There were 49 households, of which 28.6% had children under the age of 18 living with them, 40.8% were married couples living together, 12.2% had a female householder with no husband present, 2.0% had a male householder with no wife present, and 44.9% were non-families. 40.8% of all households were made up of individuals, and 4.1% had someone living alone who was 65 years of age or older. The average household size was 2.41 and the average family size was 3.37.
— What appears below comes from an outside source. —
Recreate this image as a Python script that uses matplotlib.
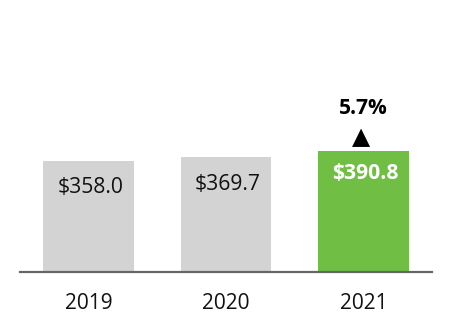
import matplotlib
matplotlib.use("Agg")
import matplotlib.pyplot as plt

years = ["2019", "2020", "2021"]
values = [358.0, 369.7, 390.8]
labels = ["$358.0", "$369.7", "$390.8"]
growth_label = "5.7%"

colors = ["#D3D3D3", "#D3D3D3", "#70BF44"]
label_colors = ["#111111", "#111111", "white"]
label_weights = ["normal", "normal", "bold"]
label_offsets = [-27, -27, -23]

plt.rcParams['font.family'] = ['Open Sans', 'DejaVu Sans']

fig = plt.figure(figsize=(4.52, 3.32), dpi=100)
ax = fig.add_axes([20/452, 60/332, 412/452, 272/332])
x = list(range(len(years)))
ax.bar(x, values, width=0.66, color=colors, zorder=2)
ax.set_xlim(-0.5, 2.5)
ax.set_ylim(0, 877)

for xi, v, lab, c, w, off in zip(x, values, labels, label_colors, label_weights, label_offsets):
    ax.annotate(lab.replace("$", r"\$"), (xi, v), xytext=(2, off), textcoords="offset pixels",
                ha="center", va="center", fontsize=15.2, color=c, fontweight=w)

ax.annotate("\u25B2", (x[-1], values[-1]), xytext=(-2, 14), textcoords="offset pixels",
            ha="center", va="center", fontsize=17, color="black", family=['DejaVu Sans'])
ax.annotate(growth_label, (x[-1], values[-1]), xytext=(0, 42), textcoords="offset pixels",
            ha="center", va="center", fontsize=15, color="black", fontweight="bold")

for s in ["top", "right", "left"]:
    ax.spines[s].set_visible(False)
ax.spines["bottom"].set_color("#666666")
ax.spines["bottom"].set_linewidth(1.6)
ax.set_yticks([])
ax.set_xticks(x)
ax.set_xticklabels(years, fontsize=15, color="#111111")
ax.tick_params(axis="x", length=0, pad=15)

fig.savefig("out.png", dpi=100)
The median age in the village was 36.5 years. 25.4% of residents were under the age of 18; 8.4% were between the ages of 18 and 24; 21.2% were from 25 to 44; 31.3% were from 45 to 64; and 13.6% were 65 years of age or older. The gender makeup of the village was 52.5% male and 47.5% female.

===2000 census===
As of the census of 2000, there were 164 people, 62 households, and 40 families residing in the village. The population density was 639.5 PD/sqmi. There were 68 housing units at an average density of 265.1 /sqmi. The racial makeup of the village was 95.73% White, 1.22% Native American, 0.61% Asian, and 2.44% from two or more races. Hispanic or Latino of any race were 5.49% of the population.

There were 62 households, out of which 33.9% had children under the age of 18 living with them, 41.9% were married couples living together, 14.5% had a female householder with no husband present, and 33.9% were non-families. 30.6% of all households were made up of individuals, and 12.9% had someone living alone who was 65 years of age or older. The average household size was 2.65 and the average family size was 3.22.

In the village, the population was spread out, with 29.9% under the age of 18, 13.4% from 18 to 24, 26.2% from 25 to 44, 15.9% from 45 to 64, and 14.6% who were 65 years of age or older. The median age was 32 years. For every 100 females, there were 115.8 males. For every 100 females age 18 and over, there were 101.8 males.

The median income for a household in the village was $25,250, and the median income for a family was $27,500. Males had a median income of $22,188 versus $21,667 for females. The per capita income for the village was $16,207. About 17.3% of families and 25.1% of the population were below the poverty line, including 37.1% of those under the age of eighteen and 14.8% of those 65 or over.